Here is a view behind the press, showing the motor, the outlet, the switch wiring and the plug-in power cable.

. . . and, of course, the power cable is plugged into an outlet.  I have enough cabling to travel a considerable distance, should the press need to be place a considerable distance from the nearest available wall outlet.

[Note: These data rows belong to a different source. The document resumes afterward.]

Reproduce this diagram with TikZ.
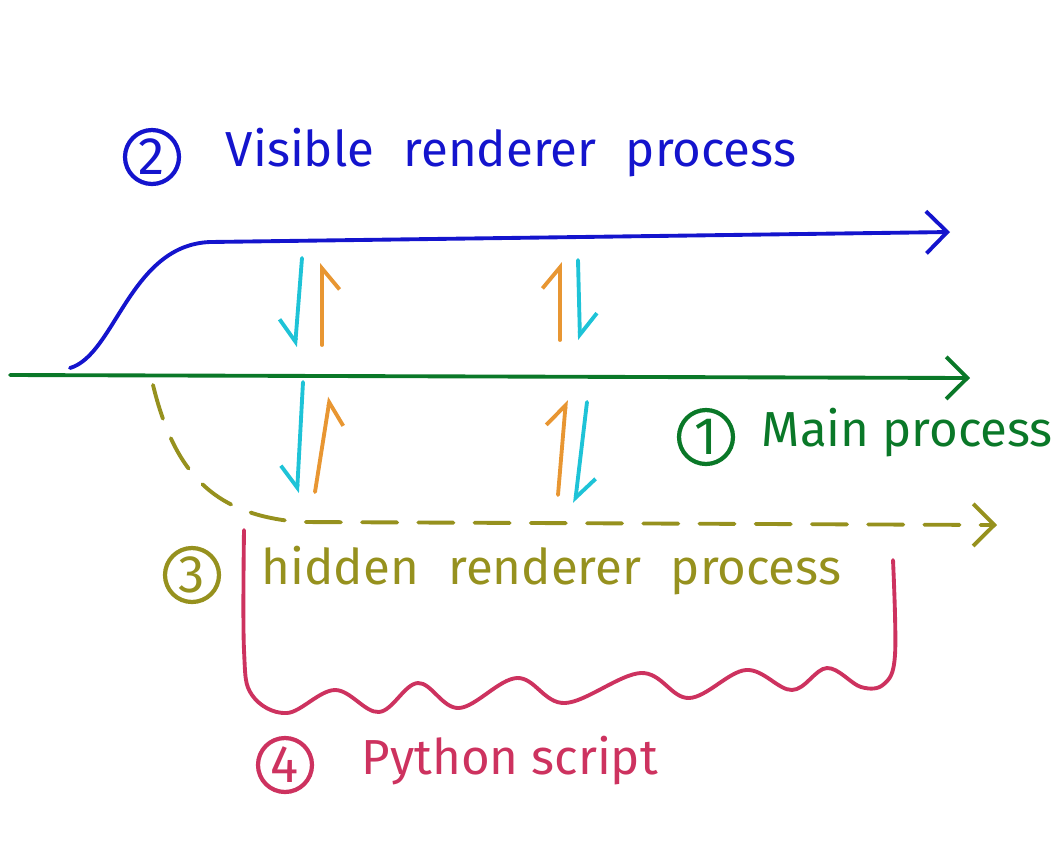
\documentclass[tikz,border=0pt]{standalone}
\usepackage{fontspec}
\setmainfont{Fira Sans}
\usepackage{tikz}
\usetikzlibrary{arrows.meta,positioning}
\definecolor{procblue}{RGB}{20,20,205}
\definecolor{procgreen}{RGB}{10,120,40}
\definecolor{procolive}{RGB}{150,145,30}
\definecolor{proccrimson}{RGB}{205,50,95}
\definecolor{msgcyan}{RGB}{30,195,215}
\definecolor{msgorange}{RGB}{232,150,50}
\def\WordGap{\hspace{0.6em}}
\tikzset{
	proc/.style={line width=1.1pt,line cap=round,line join=round},
	procarrow/.style={proc,-{Straight Barb[length=6pt,width=12pt]}},
	numcirc/.style={draw,circle,line width=1.2pt,minimum size=5.4mm,inner sep=0pt,font=\fontsize{15}{15}\selectfont},
	proclabel/.style={font=\fontsize{14}{14}\selectfont,inner sep=0pt,text height=0.75em,text depth=0.2em},
	msg/.style={line width=1.1pt,line cap=round},
	msgL/.style={msg,-{Straight Barb[harpoon,swap,length=6pt,width=10pt]}},
	msgR/.style={msg,-{Straight Barb[harpoon,length=6pt,width=10pt]}},
}

\begin{document}
\begin{tikzpicture}[x=0.1mm,y=-0.1mm]
			\useasboundingbox (0,0) rectangle (1061,853);
			% 
			\coordinate (v0) at (70,368);
			\coordinate (v1) at (210,242);
			\coordinate (v2) at (950,232);
			\coordinate (m0) at (10,375);
			\coordinate (m1) at (970,378);
			\coordinate (h0) at (153,385);
			\coordinate (h1) at (300,522);
			\coordinate (h2) at (997,525);
			% 
			\draw[procarrow,procblue] (v0) .. controls (115,355) and (130,245) .. (v1) -- (v2);
			\draw[procarrow,procgreen] (m0) -- (m1);
			\draw[procarrow,procolive,dash pattern=on 10pt off 6pt] (h0) .. controls (175,475) and (215,515) .. (h1) -- (h2);
			% 
			\draw[proc,proccrimson] plot[smooth,tension=0.6] coordinates {(244,530) (244,650) (252,695) (287,713) (335,690) (379,712) (418,683) (459,708) (517,678) (565,703) (641,673) (689,698) (746,670) (792,690) (827,668) (861,687) (884,684) (895,655) (893,560)};
			% 
			\coordinate (u1a) at (302,258);
			\coordinate (u1b) at (295,347);
			\coordinate (u2a) at (322,345);
			\coordinate (u2b) at (322,263);
			\coordinate (u3a) at (560,340);
			\coordinate (u3b) at (560,262);
			\coordinate (u4a) at (578,260);
			\coordinate (u4b) at (580,340);
			% 
			\coordinate (l1a) at (303,382);
			\coordinate (l1b) at (297,493);
			\coordinate (l2a) at (315,492);
			\coordinate (l2b) at (330,397);
			\coordinate (l3a) at (558,495);
			\coordinate (l3b) at (566,400);
			\coordinate (l4a) at (587,402);
			\coordinate (l4b) at (575,503);
			% 
			\draw[msgL,msgcyan] (u1a) -- (u1b);
			\draw[msgL,msgorange] (u2a) -- (u2b);
			\draw[msgR,msgorange] (u3a) -- (u3b);
			\draw[msgR,msgcyan] (u4a) -- (u4b);
			\draw[msgL,msgcyan] (l1a) -- (l1b);
			\draw[msgL,msgorange] (l2a) -- (l2b);
			\draw[msgR,msgorange] (l3a) -- (l3b);
			\draw[msgR,msgcyan] (l4a) -- (l4b);
			% 
			\node[numcirc,procblue] (n2) at (152,157) {2};
			\node[proclabel,procblue,right=4.4mm of n2] (t2) {Visible\WordGap renderer\WordGap process};
			\node[numcirc,procgreen] (n1) at (706,437) {1};
			\node[proclabel,procgreen,right=2.6mm of n1] (t1) {Main process};
			\node[numcirc,procolive] (n3) at (192,575) {3};
			\node[proclabel,procolive,right=4mm of n3] (t3) {hidden\WordGap renderer\WordGap process};
			\node[numcirc,proccrimson] (n4) at (285,765) {4};
			\node[proclabel,proccrimson,right=4.7mm of n4] (t4) {Python script};
		\end{tikzpicture}
\end{document}
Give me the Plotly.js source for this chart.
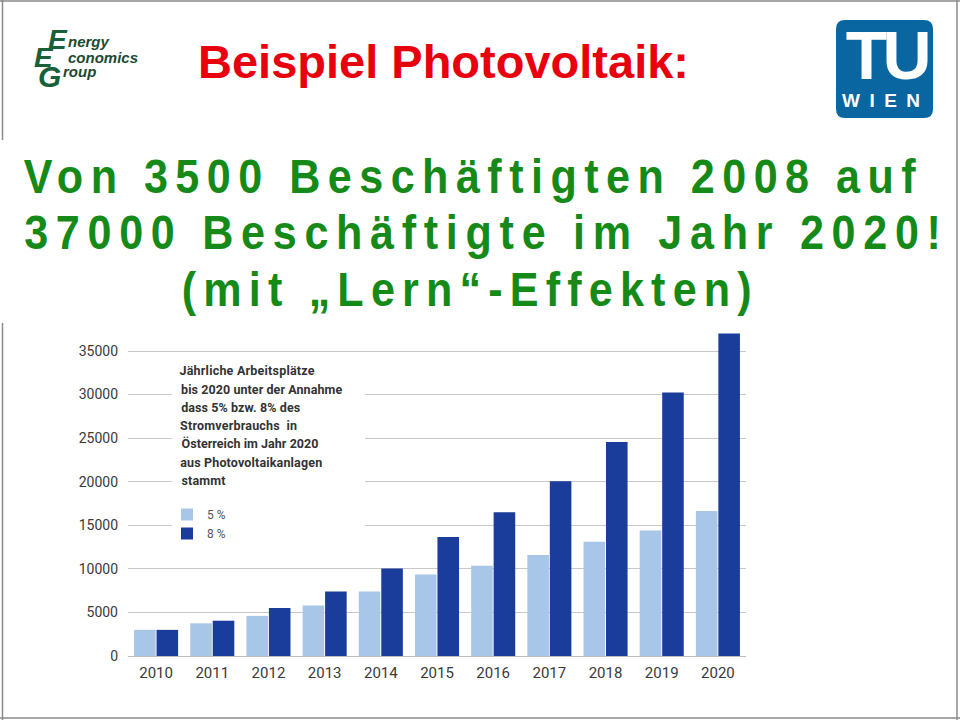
<!DOCTYPE html>
<html><head><meta charset="utf-8">
<script src="https://cdn.plot.ly/plotly-3.0.1.min.js"></script>
<style>body{margin:0;background:#fff}</style>
</head><body><div id="chart" style="width:960px;height:720px"></div>
<script>
// ---- data ----
const years = ['2010','2011','2012','2013','2014','2015','2016','2017','2018','2019','2020'];
const jobs5 = [3000, 3750, 4600, 5800, 7400, 9350, 10350, 11600, 13100, 14400, 16650];
const jobs8 = [3000, 4050, 5500, 7400, 10050, 13650, 16500, 20050, 24550, 30250, 37000];
const seriesNames = ['5 %', '8 %'];
const headline = 'Beispiel Photovoltaik:';
const subLines = ['Von 3500 Beschäftigten 2008 auf', '37000 Beschäftigte im Jahr 2020!', '(mit \u201ELern\u201C-Effekten)'];
const noteLines = ['Jährliche Arbeitsplätze', 'bis 2020 unter der Annahme', 'dass 5% bzw. 8% des', 'Stromverbrauchs  in',
                   'Österreich im Jahr 2020', 'aus Photovoltaikanlagen', 'stammt'];

// ---- geometry helpers (pixel -> paper) ----
const L = 128, R = 746, T = 330, B = 656, W = 960, H = 720;
const px = x => (x - L) / (R - L);
const py = y => (B - y) / (B - T);

const traces = [
  {type:'bar', x: years, y: jobs5, name: seriesNames[0], marker:{color:'#a8c6e8'}, hoverinfo:'x+y'},
  {type:'bar', x: years, y: jobs8, name: seriesNames[1], marker:{color:'#1a3c9b'}, hoverinfo:'x+y'}
];

const ann = [];
const spacing = {}; // index -> {w: target visual width, s: horizontal scale}
function add(a, target, scale){ ann.push(Object.assign({xref:'paper', yref:'paper', showarrow:false}, a)); if(target) spacing[ann.length-1] = {w: target, s: scale || 1}; }

add({x: px(443), y: py(61), xanchor:'center', yanchor:'middle', text:'<b>'+headline+'</b>',
     font:{family:'Liberation Sans, Arial', size:47, color:'#e8000e'}});
const greenY = [176, 232, 289];
const greenX = [474, 486, 470];
const greenW = [892, 917, 570];
subLines.forEach((t,i)=> add({x: px(greenX[i]), y: py(greenY[i]), xanchor:'center', yanchor:'middle', text:'<b>'+t+'</b>',
     font:{family:'Liberation Sans, Arial', size:49, color:'#168a18'}}, greenW[i], 0.88));
// TU Wien logo text
add({x: px(886), y: py(55), xanchor:'center', yanchor:'middle', text:'<b>TU</b>', font:{family:'Liberation Sans, Arial', size:68, color:'#ffffff'}}, 86);
add({x: px(886), y: py(100), xanchor:'center', yanchor:'middle', text:'<b>WIEN</b>', font:{family:'Liberation Sans, Arial', size:19, color:'#ffffff'}}, 78);
// EEG logo
add({x: px(66), y: py(41), xanchor:'left', yanchor:'middle', text:'<b><i>nergy</i></b>', font:{family:'Liberation Sans, Arial', size:15, color:'#1b4a30'}});
add({x: px(66), y: py(57), xanchor:'left', yanchor:'middle', text:'<b><i>conomics</i></b>', font:{family:'Liberation Sans, Arial', size:15, color:'#1b4a30'}});
add({x: px(61), y: py(72), xanchor:'left', yanchor:'middle', text:'<b><i>roup</i></b>', font:{family:'Liberation Sans, Arial', size:15, color:'#1b4a30'}});
add({x: px(58), y: py(39), xanchor:'center', yanchor:'middle', text:'<b><i>E</i></b>', font:{family:'Liberation Sans, Arial', size:28, color:'#17603a'}});
add({x: px(44), y: py(57), xanchor:'center', yanchor:'middle', text:'<b><i>E</i></b>', font:{family:'Liberation Sans, Arial', size:28, color:'#17603a'}});
add({x: px(49), y: py(76), xanchor:'center', yanchor:'middle', text:'<b><i>G</i></b>', font:{family:'Liberation Sans, Arial', size:30, color:'#17603a'}});
// note text
const noteY = [370, 389, 407, 425, 443, 462, 480];
const noteW = [135, 161, 119, 117, 137, 142, 44];
noteLines.forEach((t,i)=> add({x: px(180), y: py(noteY[i]), xanchor:'left', yanchor:'middle', text:'<b>'+t+'</b>',
     font:{family:'Roboto, Liberation Sans', size:12.5, color:'#333333'}}, noteW[i]));

function roundRect(x0,y0,x1,y1,r){
  const X=v=>px(v), Y=v=>py(v);
  return `M ${X(x0+r)},${Y(y0)} L ${X(x1-r)},${Y(y0)} Q ${X(x1)},${Y(y0)} ${X(x1)},${Y(y0+r)} L ${X(x1)},${Y(y1-r)} Q ${X(x1)},${Y(y1)} ${X(x1-r)},${Y(y1)} L ${X(x0+r)},${Y(y1)} Q ${X(x0)},${Y(y1)} ${X(x0)},${Y(y1-r)} L ${X(x0)},${Y(y0+r)} Q ${X(x0)},${Y(y0)} ${X(x0+r)},${Y(y0)} Z`;
}
const border = {color:'#8a8a8a', width:1.5};
const shapes = [
  {type:'rect', xref:'paper', yref:'paper', x0:px(172), x1:px(365), y0:py(546), y1:py(357), fillcolor:'#ffffff', line:{width:0}, layer:'above'},
  {type:'path', xref:'paper', yref:'paper', path: roundRect(836,20,933,118,9), fillcolor:'#0a66a0', line:{width:0}},
  {type:'line', xref:'paper', yref:'paper', x0:px(0), x1:px(960), y0:py(1), y1:py(1), line:border},
  {type:'line', xref:'paper', yref:'paper', x0:px(0), x1:px(960), y0:py(718), y1:py(718), line:border},
  {type:'line', xref:'paper', yref:'paper', x0:px(957), x1:px(957), y0:py(0), y1:py(720), line:border},
  {type:'line', xref:'paper', yref:'paper', x0:px(2.5), x1:px(2.5), y0:py(0), y1:py(140), line:border},
  {type:'line', xref:'paper', yref:'paper', x0:px(2.5), x1:px(2.5), y0:py(323), y1:py(720), line:border}
];

const layout = {
  width: W, height: H,
  margin: {l: L, r: W - R, t: T, b: H - B, pad: 0},
  paper_bgcolor:'#ffffff', plot_bgcolor:'#ffffff',
  barmode:'group', bargap:0.2, bargroupgap:0.04,
  showlegend:true,
  legend:{x: px(167), y: py(500), xanchor:'left', yanchor:'top', bgcolor:'rgba(0,0,0,0)',
          font:{family:'Roboto, Liberation Sans', size:12, color:'#555555'}, tracegroupgap:0, itemclick:false},
  xaxis:{type:'category', showgrid:false, zeroline:false, showline:true, linecolor:'#bdbdbd', linewidth:1,
         ticks:'', ticklabelstandoff:3, tickfont:{family:'Roboto, Liberation Sans', size:15, color:'#3a3a3a'}, fixedrange:true},
  yaxis:{range:[0, 37410], tick0:0, dtick:5000, tickformat:'d', showgrid:true, gridcolor:'#c8c8c8', gridwidth:1, zeroline:false,
         ticks:'', ticklabelstandoff:9, tickfont:{family:'Roboto, Liberation Sans', size:14, color:'#3a3a3a'}, fixedrange:true},
  annotations: ann,
  shapes: shapes
};

Plotly.newPlot('chart', traces, layout, {displayModeBar:false, staticPlot:true}).then(gd => {
  document.querySelectorAll('g.annotation').forEach(g => {
    const idx = g.getAttribute('data-index');
    const sp = spacing[idx];
    if (sp !== undefined) {
      const t = g.querySelector('text');
      if (!t) return;
      const n = t.textContent.length;
      const len = t.getComputedTextLength();
      const s = sp.s;
      const ls = (sp.w / s - len) / Math.max(1, n - 1);
      t.style.letterSpacing = ls.toFixed(2) + 'px';
      if (s !== 1) {
        const cx = parseFloat(t.getAttribute('x')) || 0;
        t.setAttribute('transform', `translate(${(cx * (1 - s)).toFixed(2)},0) scale(${s},1)`);
      }
    }
  });
});
</script></body></html>
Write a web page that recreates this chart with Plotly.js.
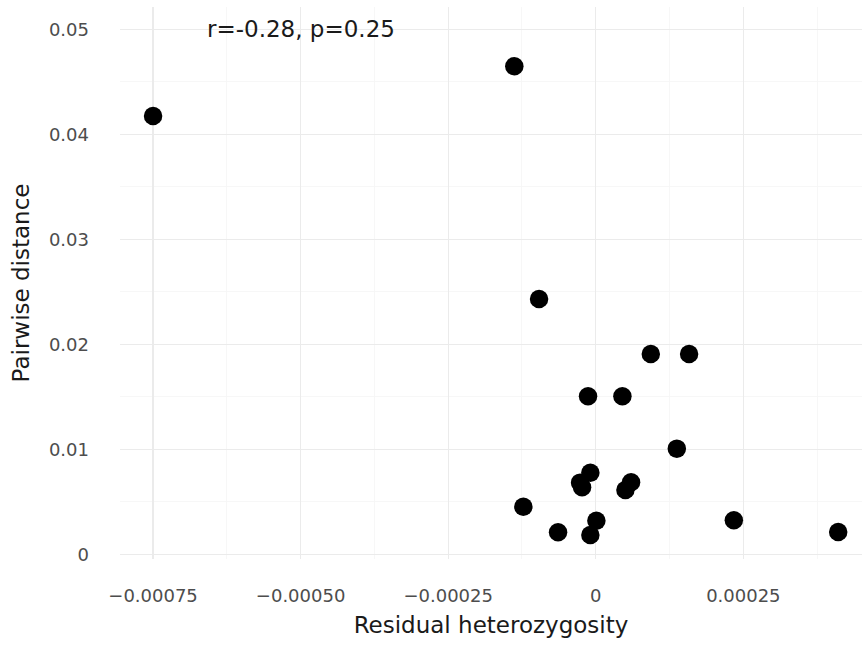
<!DOCTYPE html>
<html>
<head>
<meta charset="utf-8">
<script src="https://cdn.plot.ly/plotly-3.0.1.min.js"></script>
<style>html,body{margin:0;padding:0;background:#fff;}</style>
</head>
<body>
<div id="chart" style="width:862px;height:645px;"></div>
<script>
const residualHet = [-0.000750, -0.000138, -0.0000961, 0.0000932, 0.0001581, -0.0000131, 0.0000451, 0.0001373, -0.0000092, -0.0000266, -0.0000232, 0.0000598, 0.0000502, -0.0001227, 0.0000010, -0.0000639, -0.0000092, 0.0002339, 0.0004107];
const pairwiseDist = [0.04174, 0.04648, 0.02431, 0.01908, 0.01908, 0.01505, 0.01505, 0.01006, 0.00777, 0.00682, 0.00638, 0.00686, 0.00612, 0.00453, 0.00320, 0.00210, 0.00184, 0.00324, 0.00212];
const xTickVals = [-0.00075, -0.0005, -0.00025, 0, 0.00025];
const xTickText = ['\u22120.00075', '\u22120.00050', '\u22120.00025', '0', '0.00025'];
const yTickVals = [0, 0.01, 0.02, 0.03, 0.04, 0.05];
const yTickText = ['0', '0.01', '0.02', '0.03', '0.04', '0.05'];
const statText = 'r=-0.28, p=0.25';

const FONT = 'DejaVu Sans';
const trace = {
  x: residualHet, y: pairwiseDist, type: 'scatter', mode: 'markers',
  marker: {color: '#000000', size: 18.5, line: {width: 0}},
  hoverinfo: 'skip'
};
const layout = {
  width: 862, height: 645,
  margin: {l: 120, r: 0, t: 7, b: 86},
  paper_bgcolor: '#ffffff', plot_bgcolor: '#ffffff',
  showlegend: false,
  font: {family: FONT},
  xaxis: {
    range: [-0.000806, 0.000451],
    tickmode: 'array', tickvals: xTickVals, ticktext: xTickText,
    tickfont: {family: FONT, size: 18, color: '#4d4d4d'},
    ticks: '', showline: false, zeroline: false,
    showgrid: true, gridcolor: '#ebebeb', gridwidth: 1.2,
    ticklabelstandoff: 24,
    minor: {tickmode: 'linear', tick0: 0.000125, dtick: 0.00025, showgrid: true, gridcolor: '#f5f5f5', gridwidth: 0.8},
    title: {text: 'Residual heterozygosity', font: {family: FONT, size: 23, color: '#1a1a1a'}, standoff: 11}
  },
  yaxis: {
    range: [-0.00045, 0.05212],
    tickmode: 'array', tickvals: yTickVals, ticktext: yTickText,
    tickfont: {family: FONT, size: 18, color: '#4d4d4d'},
    ticks: '', showline: false, zeroline: false,
    showgrid: true, gridcolor: '#ebebeb', gridwidth: 1.2,
    ticklabelstandoff: 30,
    minor: {tickmode: 'linear', tick0: 0.005, dtick: 0.01, showgrid: true, gridcolor: '#f5f5f5', gridwidth: 0.8},
    title: {text: 'Pairwise distance', font: {family: FONT, size: 23, color: '#1a1a1a'}, standoff: 12}
  },
  annotations: [{
    x: -0.0005, y: 0.05, xref: 'x', yref: 'y', text: statText, showarrow: false,
    xanchor: 'center', yanchor: 'middle',
    font: {family: FONT, size: 23, color: '#1a1a1a'}
  }]
};
Plotly.newPlot('chart', [trace], layout, {staticPlot: true, displayModeBar: false});
</script>
</body>
</html>
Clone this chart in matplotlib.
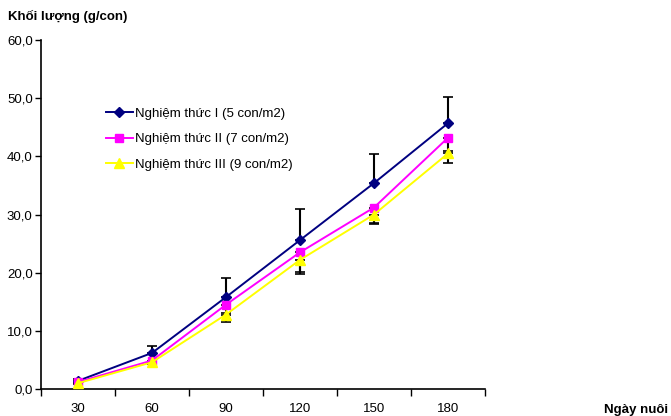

And finally, an added plus!  I located a pair of stock gripper bars, or "frisket bars" which may have been the original grippers for this press.  This press had spent some time on the loading dock at Mama's Sauce, next to a Kluge and a Heidelberg, and the associated hardware for all these presses were scattered hither and yon.  Joey at Mama's Sauce [Ed. note: thanks for the correction Nick!], let me poke around to hunt down the missing hardware for this press as I was in the process of re-habbing her.  This was when I located the leather belt.  The grippers were not together, but they are mirror matches of each other.

Just a side note: this press also came with a chase, which is 'stone' level, and fits the type bed easily.  This was important because ease of fit is not always the case.  I think the chase is original to the press as well.

She runs well.  There is a video of her in operation up on YouTube already.

That's it for now.  BTW, the press is already skidded for easy fork-lifting, Melissa, so it should be an easy pick-up.  I also have a set of come-alongs to tie her off in your moving truck.